Wikiagri – Comment prenez-vous en compte les risques météorologiques ?
FB – L’expression « c’est la levée qui fait le colza » a tendance à se vérifier dans de très nombreux cas. En ce sens, j’envisage surtout le risque du manque d’eau pour le semis. À choisir, si la structure du sol le permet, je conseille de semer même dans une terre sèche avant une pluie et non pas d’attendre une première ondée pour semer dans une terre déjà humide. En cas d’année à précipitations régulières, semer dans le sec n’a pas de signification véritable. En revanche, en cas d’année sèche, la technique du semis dans le sec permet de rendre efficace une pluie limitée qui peut déclencher la germination de la graine. Le sol non perturbé autorise un accès à des couches profondes plus fraiches. Dans ce scénario, un semis post pluie, ne peut que, par la perturbation superficielle du sol, autoriser l’évaporation rapide de cette eau rare. Quelquefois cela ne permet que le gonflement, puis la perte de la capacité germinative des graines. Une autre problématique du colza est de réduire le risque de montée en floraison pendant l’hiver. C’est un vrai casse-tête avec le réchauffement climatique qui favorise des arrière-saisons redoutablement douces. Une solution qui présente ses limites est de retarder un peu la date de semis. Les apports d’azote déjà évoqués contribuent également à limiter le risque de floraison précoce. La plante amorce en effet sa floraison en cas de stress alimentaire. Un bon statut azoté a pour effet positif de le limiter.

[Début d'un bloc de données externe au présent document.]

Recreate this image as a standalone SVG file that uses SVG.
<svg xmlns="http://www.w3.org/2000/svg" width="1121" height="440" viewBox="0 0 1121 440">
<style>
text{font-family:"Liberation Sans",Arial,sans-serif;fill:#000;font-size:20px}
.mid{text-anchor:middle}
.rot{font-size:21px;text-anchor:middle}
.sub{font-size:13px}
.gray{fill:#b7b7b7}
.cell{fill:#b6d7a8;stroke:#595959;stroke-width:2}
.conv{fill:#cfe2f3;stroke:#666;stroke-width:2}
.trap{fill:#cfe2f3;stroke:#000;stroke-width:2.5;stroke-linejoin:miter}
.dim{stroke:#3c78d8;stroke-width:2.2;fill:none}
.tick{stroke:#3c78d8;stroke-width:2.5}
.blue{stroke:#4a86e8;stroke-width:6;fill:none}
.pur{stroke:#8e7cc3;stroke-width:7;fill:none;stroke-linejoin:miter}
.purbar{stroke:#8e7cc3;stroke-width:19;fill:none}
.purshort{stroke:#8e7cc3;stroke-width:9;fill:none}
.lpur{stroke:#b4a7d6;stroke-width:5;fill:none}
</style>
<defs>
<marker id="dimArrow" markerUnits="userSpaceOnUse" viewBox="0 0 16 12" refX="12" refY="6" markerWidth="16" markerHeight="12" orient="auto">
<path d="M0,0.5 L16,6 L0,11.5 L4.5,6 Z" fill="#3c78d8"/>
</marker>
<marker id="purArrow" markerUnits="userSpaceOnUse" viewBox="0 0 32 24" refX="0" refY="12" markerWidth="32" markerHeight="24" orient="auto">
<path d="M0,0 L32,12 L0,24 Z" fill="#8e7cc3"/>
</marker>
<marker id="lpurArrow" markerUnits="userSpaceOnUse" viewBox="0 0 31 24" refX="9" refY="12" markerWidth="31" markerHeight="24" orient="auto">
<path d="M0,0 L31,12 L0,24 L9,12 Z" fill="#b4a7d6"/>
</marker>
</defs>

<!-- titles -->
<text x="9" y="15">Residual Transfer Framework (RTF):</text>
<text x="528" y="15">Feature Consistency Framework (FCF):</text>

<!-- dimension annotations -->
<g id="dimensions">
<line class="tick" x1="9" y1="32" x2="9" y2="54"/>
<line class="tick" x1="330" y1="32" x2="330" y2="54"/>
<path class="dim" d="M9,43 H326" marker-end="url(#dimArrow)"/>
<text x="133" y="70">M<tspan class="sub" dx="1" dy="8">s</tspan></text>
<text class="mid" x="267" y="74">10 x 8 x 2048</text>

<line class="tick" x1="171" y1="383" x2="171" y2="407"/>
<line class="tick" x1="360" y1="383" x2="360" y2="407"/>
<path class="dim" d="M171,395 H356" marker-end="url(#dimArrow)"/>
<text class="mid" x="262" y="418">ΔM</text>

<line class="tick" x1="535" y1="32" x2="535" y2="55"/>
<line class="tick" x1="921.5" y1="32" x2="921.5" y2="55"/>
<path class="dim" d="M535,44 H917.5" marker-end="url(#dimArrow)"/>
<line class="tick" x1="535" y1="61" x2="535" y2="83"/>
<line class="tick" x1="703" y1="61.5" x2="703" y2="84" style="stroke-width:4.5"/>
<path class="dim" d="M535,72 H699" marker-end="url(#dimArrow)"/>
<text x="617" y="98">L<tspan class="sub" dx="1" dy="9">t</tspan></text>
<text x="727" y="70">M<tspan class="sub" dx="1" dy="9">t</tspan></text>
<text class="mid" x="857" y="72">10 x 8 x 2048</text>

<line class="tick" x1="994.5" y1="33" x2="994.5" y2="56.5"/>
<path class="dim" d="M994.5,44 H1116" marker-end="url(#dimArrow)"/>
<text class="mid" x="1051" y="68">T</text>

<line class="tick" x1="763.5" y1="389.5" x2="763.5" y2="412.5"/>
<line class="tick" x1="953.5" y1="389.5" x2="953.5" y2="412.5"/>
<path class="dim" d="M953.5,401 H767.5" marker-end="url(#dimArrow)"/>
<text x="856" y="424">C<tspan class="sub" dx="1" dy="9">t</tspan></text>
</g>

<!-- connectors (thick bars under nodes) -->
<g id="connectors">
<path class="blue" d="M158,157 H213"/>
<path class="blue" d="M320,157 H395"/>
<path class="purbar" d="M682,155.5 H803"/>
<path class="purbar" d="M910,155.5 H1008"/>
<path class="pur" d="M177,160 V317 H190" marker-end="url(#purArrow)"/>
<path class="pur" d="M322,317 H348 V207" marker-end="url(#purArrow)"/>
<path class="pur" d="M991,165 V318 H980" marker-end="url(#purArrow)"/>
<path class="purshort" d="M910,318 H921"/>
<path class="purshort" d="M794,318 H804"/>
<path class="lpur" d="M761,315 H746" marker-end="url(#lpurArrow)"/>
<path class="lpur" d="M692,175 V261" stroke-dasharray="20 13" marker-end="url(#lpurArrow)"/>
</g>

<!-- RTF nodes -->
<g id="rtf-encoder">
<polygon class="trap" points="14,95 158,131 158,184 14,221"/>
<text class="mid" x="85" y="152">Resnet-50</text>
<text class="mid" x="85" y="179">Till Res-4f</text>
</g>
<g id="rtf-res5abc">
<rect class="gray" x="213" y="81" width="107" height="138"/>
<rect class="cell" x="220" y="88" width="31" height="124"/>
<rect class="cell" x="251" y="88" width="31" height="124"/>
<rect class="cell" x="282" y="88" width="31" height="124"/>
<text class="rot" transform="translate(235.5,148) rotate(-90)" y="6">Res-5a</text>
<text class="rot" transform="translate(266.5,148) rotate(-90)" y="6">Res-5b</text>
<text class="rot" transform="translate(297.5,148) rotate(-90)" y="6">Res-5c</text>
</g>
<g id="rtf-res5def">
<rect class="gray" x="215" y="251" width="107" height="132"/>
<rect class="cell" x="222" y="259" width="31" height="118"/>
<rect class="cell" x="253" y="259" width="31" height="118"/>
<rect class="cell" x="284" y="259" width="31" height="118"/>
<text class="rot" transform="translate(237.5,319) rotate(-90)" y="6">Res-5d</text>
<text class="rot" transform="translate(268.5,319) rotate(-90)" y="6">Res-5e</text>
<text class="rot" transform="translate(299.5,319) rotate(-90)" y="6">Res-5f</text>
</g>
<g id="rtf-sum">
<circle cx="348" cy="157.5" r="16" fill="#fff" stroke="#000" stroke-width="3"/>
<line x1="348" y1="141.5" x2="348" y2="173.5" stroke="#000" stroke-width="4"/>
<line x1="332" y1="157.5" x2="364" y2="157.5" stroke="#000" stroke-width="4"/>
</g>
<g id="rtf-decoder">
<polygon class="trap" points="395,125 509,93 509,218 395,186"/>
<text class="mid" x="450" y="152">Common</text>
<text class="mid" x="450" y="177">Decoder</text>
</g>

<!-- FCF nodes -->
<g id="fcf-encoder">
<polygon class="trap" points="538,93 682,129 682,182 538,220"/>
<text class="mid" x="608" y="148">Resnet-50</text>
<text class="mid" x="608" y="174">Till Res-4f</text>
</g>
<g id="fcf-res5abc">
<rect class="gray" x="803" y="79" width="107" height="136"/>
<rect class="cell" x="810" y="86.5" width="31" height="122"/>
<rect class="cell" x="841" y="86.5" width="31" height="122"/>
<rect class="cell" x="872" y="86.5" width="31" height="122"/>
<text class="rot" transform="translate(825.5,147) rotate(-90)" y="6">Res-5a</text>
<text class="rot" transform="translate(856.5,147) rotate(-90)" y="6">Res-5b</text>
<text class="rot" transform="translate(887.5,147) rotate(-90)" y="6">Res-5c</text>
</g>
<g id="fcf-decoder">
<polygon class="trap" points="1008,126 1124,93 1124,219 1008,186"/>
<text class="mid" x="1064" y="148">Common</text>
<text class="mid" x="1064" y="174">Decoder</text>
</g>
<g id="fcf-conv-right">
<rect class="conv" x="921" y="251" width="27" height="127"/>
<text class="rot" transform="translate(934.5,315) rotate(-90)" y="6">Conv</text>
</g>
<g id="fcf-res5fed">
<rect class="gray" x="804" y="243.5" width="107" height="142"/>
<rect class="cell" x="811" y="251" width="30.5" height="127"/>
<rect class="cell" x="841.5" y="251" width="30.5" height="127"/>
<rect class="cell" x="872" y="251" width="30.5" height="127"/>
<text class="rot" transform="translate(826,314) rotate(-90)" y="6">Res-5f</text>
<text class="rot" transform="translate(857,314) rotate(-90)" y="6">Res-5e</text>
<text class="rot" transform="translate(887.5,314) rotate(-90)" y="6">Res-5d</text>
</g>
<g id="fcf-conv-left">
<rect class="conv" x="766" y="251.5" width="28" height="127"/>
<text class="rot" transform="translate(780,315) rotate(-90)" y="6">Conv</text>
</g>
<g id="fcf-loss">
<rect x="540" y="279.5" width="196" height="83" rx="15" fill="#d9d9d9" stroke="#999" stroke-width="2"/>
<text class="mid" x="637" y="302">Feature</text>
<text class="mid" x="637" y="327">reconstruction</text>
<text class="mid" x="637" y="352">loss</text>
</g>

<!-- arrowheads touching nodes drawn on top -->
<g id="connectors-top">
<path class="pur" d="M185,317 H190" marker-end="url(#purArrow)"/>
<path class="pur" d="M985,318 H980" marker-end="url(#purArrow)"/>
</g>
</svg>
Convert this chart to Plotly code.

Wikiagri – Comment assurer une bonne structure de sol ?
FB – Un des principaux leviers pour assurer la meilleure vigueur possible du colza est de s’assurer une bonne structure du sol. En effet, le pivot de la plante de colza n’est pas tellement puissant. En cas d’obstacles dans le sol liés à des zones compactées, la plante de colza a tendance à produire des contournements au niveau de ses racines, qui sont préjudiciables pour l’efficacité de l’exploration racinaire et donc de la nutrition en eau et en nutriments. Voilà pourquoi une bonne structure de sol est impérative. En situation à risque et sachant qu’il vaut mieux privilégier un semis direct du colza, la gestion de la structure du sol doit être anticipée par des interventions avant les semis du précédent, c’est-à-dire un an avant le semis du colza lorsque le précédent est une céréale à paille d’hiver. Il s’agira de bien observer la structure du sol sur la parcelle et par exemple d’intervenir par l’action d’un travail au fissurateur à profondeur adaptée. En revanche, à mon sens, travailler le sol pendant l’interculture avant l’implantation du colza représente une prise de risque beaucoup trop importante à cause de l’assèchement profond du sol.